To avoid any confusion, we do not regard typical errors concerning costs, conditions of probations, or jail credit as falling within this description.
Accordingly, we affirm Mr. Denson's habitual felony offender sentences imposed on the delivery of cocaine convictions in the 1996 case. We reverse the remaining sentences and remand for resentencing. Because minor unresolved issues in Mr.
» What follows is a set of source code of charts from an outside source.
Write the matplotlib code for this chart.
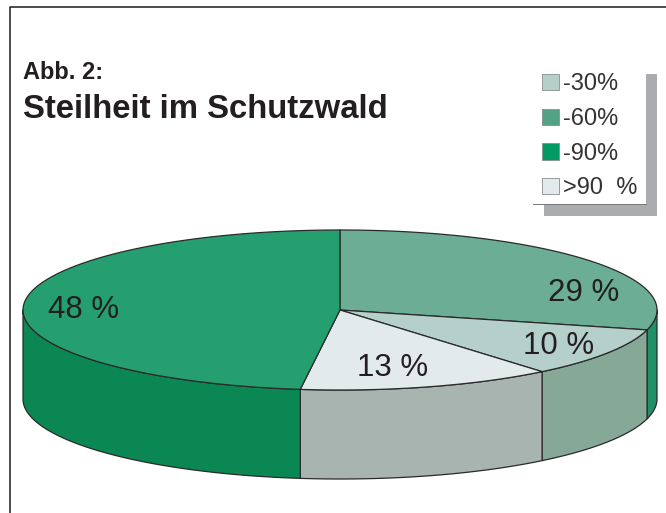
import numpy as np
import matplotlib
matplotlib.use("Agg")
import matplotlib.pyplot as plt
from matplotlib.patches import Rectangle

plt.rcParams['font.family'] = ['Liberation Sans', 'DejaVu Sans']

# slices clockwise from 12 o'clock
slice_names = ["-60%", "-30%", ">90 %", "-90%"]
slice_values = [29, 10, 13, 48]
top_colors = ["#6CAD95", "#B5CFCB", "#E2EAEB", "#259F70"]
wall_colors = ["#1F9068", "#86A896", "#A8B4AF", "#0B8753"]

legend_labels = ["-30%", "-60%", "-90%", ">90  %"]
legend_colors = ["#B5CFCB", "#52A283", "#009A62", "#E2EAEB"]

value_labels = ["29 %", "10 %", "13 %", "48 %"]
label_pos = [(584, 293), (559, 346), (393, 368), (84, 310)]

line_col = "#2A2A2A"
text_col = "#231F20"

# pie geometry in pixels
cx, cy, rx, ry, depth = 340, 310, 317, 80, 89

fig = plt.figure(figsize=(6.66, 5.13), dpi=100)
ax = fig.add_axes([0, 0, 1, 1])
ax.set_xlim(0, 666)
ax.set_ylim(513, 0)
ax.axis("off")


def rim(a1, a2, dy=0):
    # points on the ellipse going clockwise from a1 to a2 (degrees)
    t = np.radians(np.linspace(a1, a2, 200))
    return cx + rx * np.cos(t), cy - ry * np.sin(t) + dy


# page frame
ax.plot([10, 10, 666], [513, 7, 7], color="#1A1A1A", lw=1.1, zorder=1)

angles = 90 - np.cumsum([0] + slice_values) * 3.6

# side walls, only the front half of the rim shows
for i in range(len(slice_values)):
    lo, hi = max(angles[i + 1], -180), min(angles[i], 0)
    if lo >= hi:
        continue
    x, y = rim(hi, lo)
    x2, y2 = rim(lo, hi, depth)
    ax.fill(np.r_[x, x2], np.r_[y, y2], facecolor=wall_colors[i],
            edgecolor=line_col, lw=0.9, joinstyle="round", zorder=2)

# top faces
for i in range(len(slice_values)):
    x, y = rim(angles[i], angles[i + 1])
    ax.fill(np.r_[cx, x], np.r_[cy, y], facecolor=top_colors[i],
            edgecolor=line_col, lw=0.9, joinstyle="round", zorder=3)

for lab, (px, py) in zip(value_labels, label_pos):
    ax.text(px, py, lab, fontsize=22.5, color=text_col, ha="center", va="center", zorder=4)

ax.text(23, 79, "Abb. 2:", fontsize=17, fontweight="bold", color=text_col, va="baseline")
ax.text(23, 118, "Steilheit im Schutzwald", fontsize=23.7, fontweight="bold", color=text_col, va="baseline")

# legend with its grey drop shadow
ax.add_patch(Rectangle((646, 74), 11, 142, facecolor="#ABACB0", edgecolor="none", zorder=1))
ax.add_patch(Rectangle((544, 204), 113, 12, facecolor="#ABACB0", edgecolor="none", zorder=1))
ax.plot([533, 646], [204, 204], color="#777777", lw=0.7, zorder=2)

legend_y = [81.5, 116.5, 151, 185.5]
for lab, col, ly in zip(legend_labels, legend_colors, legend_y):
    ax.add_patch(Rectangle((542, ly - 8), 17, 16.5, facecolor=col, edgecolor="#8A8F8C", lw=0.6, zorder=3))
    ax.text(563, ly + 2.5, lab, fontsize=17, color="#333333", va="center", zorder=4)

fig.savefig("out.png", dpi=100)
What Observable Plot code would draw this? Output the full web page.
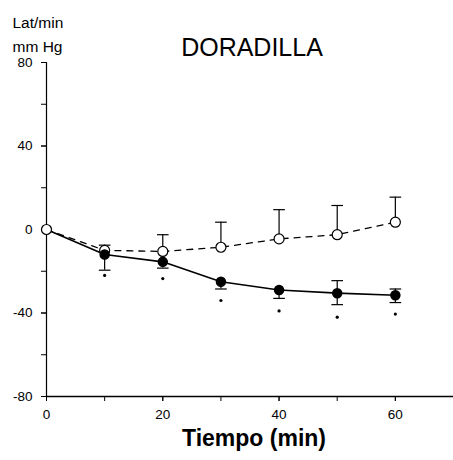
<!DOCTYPE html>
<html><head><meta charset="utf-8">
<script src="https://cdn.jsdelivr.net/npm/d3@7"></script>
<script src="https://cdn.jsdelivr.net/npm/@observablehq/plot@0.6"></script>
<style>body{margin:0;background:#fff;font-family:"Liberation Sans",Arial,sans-serif}</style>
</head><body><div id="chart"></div>
<script>
const times = [0, 10, 20, 30, 40, 50, 60];
const closedVals = [0, -12, -15.5, -25, -29, -30.5, -31.5];
const closedErrLow = [0, -19.5, -18.5, -28.5, -33, -36, -35];
const closedErrHigh = [0, -12, -15.5, -25, -29, -24.5, -28.5];
const openVals = [0, -10, -10.5, -8.5, -4.5, -2.5, 3.5];
const openErrHigh = [0, -7.5, -2.5, 3.5, 9.5, 11.5, 15.5];
const sigMarks = [null, -22, -23.5, -34, -39, -42, -40.5];
const yLabelTicks = [-80, -40, 0, 40, 80];
const yMinorTicks = [-80, -60, -40, -20, 0, 20, 40, 60, 80];
const xLabelTicks = [0, 20, 40, 60];
const xMinorTicks = [0, 10, 20, 30, 40, 50, 60];

const closed = times.map((t, i) => ({t, v: closedVals[i], lo: closedErrLow[i], hi: closedErrHigh[i], s: sigMarks[i]}));
const open = times.map((t, i) => ({t, v: openVals[i], hi: openErrHigh[i]}));
const closedBars = closed.filter(d => d.lo !== d.v || d.hi !== d.v);
const openBars = open.filter(d => d.hi !== d.v);
const capW = 1;
const caps = [
  ...closedBars.filter(d => d.lo !== d.v).map(d => ({t: d.t, y: d.lo})),
  ...closedBars.filter(d => d.hi !== d.v).map(d => ({t: d.t, y: d.hi})),
  ...openBars.map(d => ({t: d.t, y: d.hi}))
];

const font = '"Liberation Sans", Arial, sans-serif';
const chart = Plot.plot({
  width: 453, height: 460,
  marginLeft: 46, marginRight: 0, marginTop: 62, marginBottom: 64,
  style: {fontFamily: font, fontSize: "13px", color: "#000", background: "#fff"},
  x: {domain: [0, 70]},
  y: {domain: [-80, 80]},
  marks: [
    Plot.ruleX([0], {stroke: "#000", strokeWidth: 1.2}),
    Plot.ruleY([-80], {stroke: "#000", strokeWidth: 1.5}),
    Plot.axisY({ticks: yLabelTicks, tickSize: 5, tickPadding: 9, tickFormat: d => String(d), label: null, fontSize: 13.5}),
    Plot.axisY({ticks: yMinorTicks, tickSize: 5, tickFormat: () => "", label: null}),
    Plot.axisX({ticks: xLabelTicks, tickSize: 5, tickPadding: 8, tickFormat: d => String(d), label: null, fontSize: 13.5}),
    Plot.axisX({ticks: xMinorTicks, tickSize: 5, tickFormat: () => "", label: null}),
    // error bars
    Plot.ruleX(openBars, {x: "t", y1: "v", y2: "hi", stroke: "#000", strokeWidth: 1.2}),
    Plot.ruleX(closedBars, {x: "t", y1: "lo", y2: "hi", stroke: "#000", strokeWidth: 1.2}),
    Plot.link(caps, {x1: d => d.t - capW, x2: d => d.t + capW, y1: "y", y2: "y", stroke: "#000", strokeWidth: 1.2}),
    // lines
    Plot.line(open, {x: "t", y: "v", stroke: "#000", strokeWidth: 1.3, strokeDasharray: "6,6"}),
    Plot.line(closed, {x: "t", y: "v", stroke: "#000", strokeWidth: 1.6}),
    // markers
    Plot.dot(open, {x: "t", y: "v", r: 5, fill: "#fff", stroke: "#000", strokeWidth: 1.2}),
    Plot.dot(closed.filter(d => d.t > 0), {x: "t", y: "v", r: 4.5, fill: "#000", stroke: "#000"}),
    Plot.dot(closed.filter(d => d.s !== null), {x: "t", y: "s", r: 1.6, fill: "#000", stroke: null}),
    // texts
    Plot.text(["DORADILLA"], {frameAnchor: "top", dx: 2, dy: -24, fontSize: 25, fill: "#000", letterSpacing: "0.5px"}),
    Plot.text(["Lat/min"], {frameAnchor: "top-left", textAnchor: "start", dx: -34, dy: -46, fontSize: 15.5, fill: "#000", letterSpacing: "0.4px"}),
    Plot.text(["mm Hg"], {frameAnchor: "top-left", textAnchor: "start", dx: -34, dy: -22, fontSize: 15.5, fill: "#000", letterSpacing: "0.4px"}),
    Plot.text(["Tiempo (min)"], {frameAnchor: "bottom", dx: 4, dy: 49, fontSize: 23, fontWeight: "bold", fill: "#000"})
  ]
});
document.getElementById("chart").appendChild(chart);
</script>
</body></html>
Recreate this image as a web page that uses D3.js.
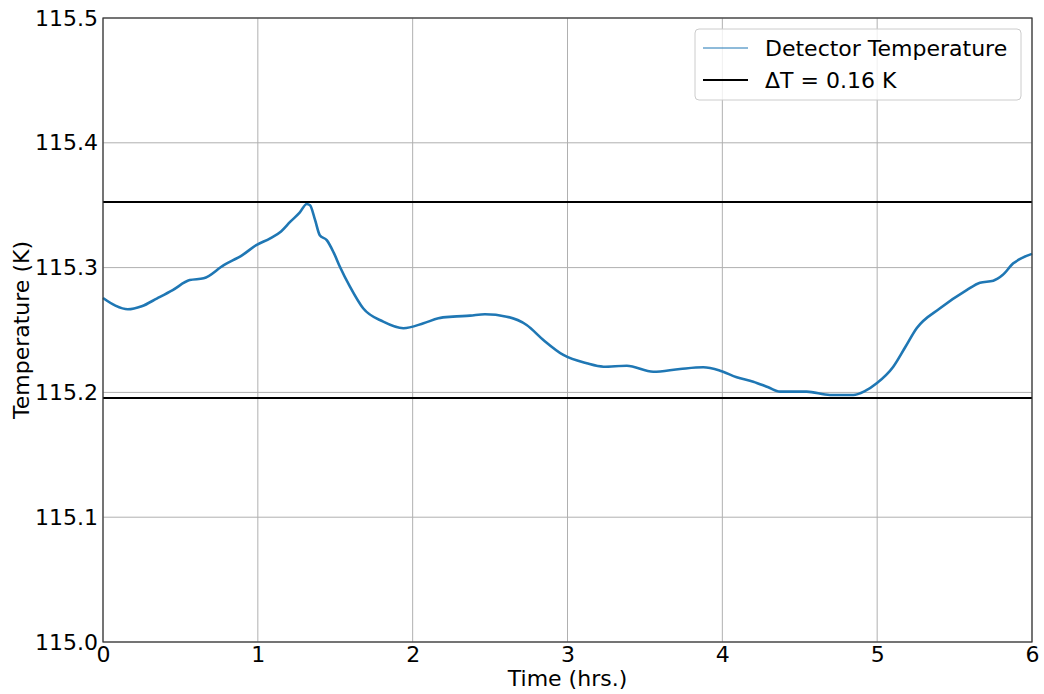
<!DOCTYPE html>
<html>
<head>
<meta charset="utf-8">
<script src="https://cdn.jsdelivr.net/npm/d3@7"></script>
<style>
  body { margin: 0; background: #fff; }
  svg text { font-family: "DejaVu Sans", sans-serif; }
</style>
</head>
<body>
<div id="chart"></div>
<script>
// Time (hrs.) and detector temperature (K)
const timeHrs = [0, 0.08, 0.16, 0.25, 0.35, 0.45, 0.56, 0.65, 0.78, 0.9, 0.99, 1.08, 1.15, 1.21, 1.27, 1.316, 1.337, 1.37, 1.40, 1.445, 1.49, 1.53, 1.595, 1.68, 1.81, 1.94, 2.07, 2.166, 2.26, 2.37, 2.467, 2.607, 2.736, 2.844, 2.973, 3.124, 3.232, 3.383, 3.554, 3.727, 3.877, 3.985, 4.093, 4.2, 4.297, 4.373, 4.545, 4.695, 4.846, 4.92, 4.997, 5.104, 5.18, 5.255, 5.406, 5.578, 5.664, 5.75, 5.81, 5.879, 5.94, 6.0];
const tempK = [115.2756, 115.2695, 115.2666, 115.2690, 115.2754, 115.2820, 115.2900, 115.2914, 115.3020, 115.3100, 115.3180, 115.3235, 115.3290, 115.3368, 115.3440, 115.3510, 115.3500, 115.3380, 115.3260, 115.3220, 115.3120, 115.3007, 115.2847, 115.2674, 115.2567, 115.2514, 115.2554, 115.2594, 115.2607, 115.2615, 115.2626, 115.2607, 115.2540, 115.2420, 115.2300, 115.2233, 115.2206, 115.2214, 115.2166, 115.2188, 115.2201, 115.2174, 115.2121, 115.2086, 115.2041, 115.2006, 115.2006, 115.1979, 115.1979, 115.2010, 115.2073, 115.2206, 115.2360, 115.2514, 115.2674, 115.2820, 115.2879, 115.2895, 115.2940, 115.3034, 115.3080, 115.3110];
const bandLevels = [115.1955, 115.3525];
const xTicks = [0, 1, 2, 3, 4, 5, 6];
const yTicks = [115.0, 115.1, 115.2, 115.3, 115.4, 115.5];
const legendLabels = ["Detector Temperature", "\u0394T = 0.16 K"];

const data = timeHrs.map((t, i) => ({ t: t, v: tempK[i] }));

const W = 1044, H = 694;
const margin = { top: 18, right: 12, bottom: 52, left: 103 };
const width = W - margin.left - margin.right;
const height = H - margin.top - margin.bottom;
const fs = 22;

const svg = d3.select("#chart").append("svg")
    .attr("width", W).attr("height", H);
const g = svg.append("g").attr("transform", `translate(${margin.left},${margin.top})`);

const x = d3.scaleLinear().domain([0, 6]).range([0, width]);
const y = d3.scaleLinear().domain([115.0, 115.5]).range([height, 0]);

// grid
g.append("g").selectAll("line").data(xTicks).enter().append("line")
    .attr("x1", d => x(d)).attr("x2", d => x(d))
    .attr("y1", 0).attr("y2", height)
    .attr("stroke", "#b0b0b0").attr("stroke-width", 1);
g.append("g").selectAll("line").data(yTicks).enter().append("line")
    .attr("x1", 0).attr("x2", width)
    .attr("y1", d => y(d)).attr("y2", d => y(d))
    .attr("stroke", "#b0b0b0").attr("stroke-width", 1);

// axes
const xAxis = g.append("g").attr("transform", `translate(0,${height})`)
    .call(d3.axisBottom(x).tickValues(xTicks).tickFormat(d3.format("d")).tickSize(0).tickPadding(4.5));
const yAxis = g.append("g")
    .call(d3.axisLeft(y).tickValues(yTicks).tickFormat(d3.format(".1f")).tickSize(0).tickPadding(5));
[xAxis, yAxis].forEach(a => {
    a.select(".domain").remove();
    a.selectAll("text").attr("font-size", fs).attr("fill", "#000")
        .style("font-family", "'DejaVu Sans', sans-serif");
});

// data line
const line = d3.line().x(d => x(d.t)).y(d => y(d.v)).curve(d3.curveMonotoneX);
g.append("path").datum(data)
    .attr("fill", "none")
    .attr("stroke", "#1f77b4")
    .attr("stroke-width", 2.6)
    .attr("stroke-linejoin", "round")
    .attr("d", line);

// band lines
g.append("g").selectAll("line").data(bandLevels).enter().append("line")
    .attr("x1", 0).attr("x2", width)
    .attr("y1", d => y(d)).attr("y2", d => y(d))
    .attr("stroke", "#000").attr("stroke-width", 2);

// frame
g.append("rect").attr("width", width).attr("height", height)
    .attr("fill", "none").attr("stroke", "#333").attr("stroke-width", 1.2);

// axis labels
svg.append("text")
    .attr("x", margin.left + width / 2).attr("y", 686)
    .attr("text-anchor", "middle").attr("font-size", fs)
    .text("Time (hrs.)");
svg.append("text")
    .attr("transform", `translate(29,${margin.top + height / 2}) rotate(-90)`)
    .attr("text-anchor", "middle").attr("font-size", fs)
    .text("Temperature (K)");

// legend
const leg = svg.append("g").attr("transform", "translate(695,29)");
leg.append("rect").attr("width", 326).attr("height", 71).attr("rx", 4)
    .attr("fill", "#fff").attr("fill-opacity", 0.8)
    .attr("stroke", "#ccc").attr("stroke-width", 1);
const legColors = ["#1f77b4", "#000"];
const legWidths = [1, 2];
legendLabels.forEach((lab, i) => {
    const yy = 19 + i * 32;
    leg.append("line").attr("x1", 8).attr("x2", 53).attr("y1", yy).attr("y2", yy)
        .attr("stroke", legColors[i]).attr("stroke-width", legWidths[i]);
    leg.append("text").attr("x", 70).attr("y", yy + 8)
        .attr("font-size", fs).text(lab);
});
</script>
</body>
</html>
Denson's scoresheets may now impact on the sentences imposed on remand, we instruct the trial court to resolve those contested issues during resentencing.
Because our power to address these issues is not clear and presents an issue of great public importance, we certify the following questions to the supreme court:
1. IF A DISTRICT COURT HAS JURISDICTION TO REVIEW A CRIMINAL APPEAL PURSUANT TO SECTION 924.051, FLORIDA STATUTES (SUPP. 1996), DOES IT HAVE DISCRETION TO ORDER THE TRIAL COURT TO CORRECT AN UNPRESERVED ILLEGAL SENTENCE?
2. IF A DISTRICT COURT HAS JURISDICTION TO REVIEW A CRIMINAL APPEAL PURSUANT TO SECTION 924.051, FLORIDA STATUTES (SUPP. 1996), MAY IT ORDER THE TRIAL COURT TO CORRECT A WRITTEN SENTENCE IMPOSING A LONGER TERM OF IMPRISONMENT THAN THAT CONTAINED IN THE ORAL PRONOUNCEMENT?
Affirmed in part, reversed in part, and remanded for resentencing with directions.
CAMPBELL, A.C.J., and GREEN, J., concur.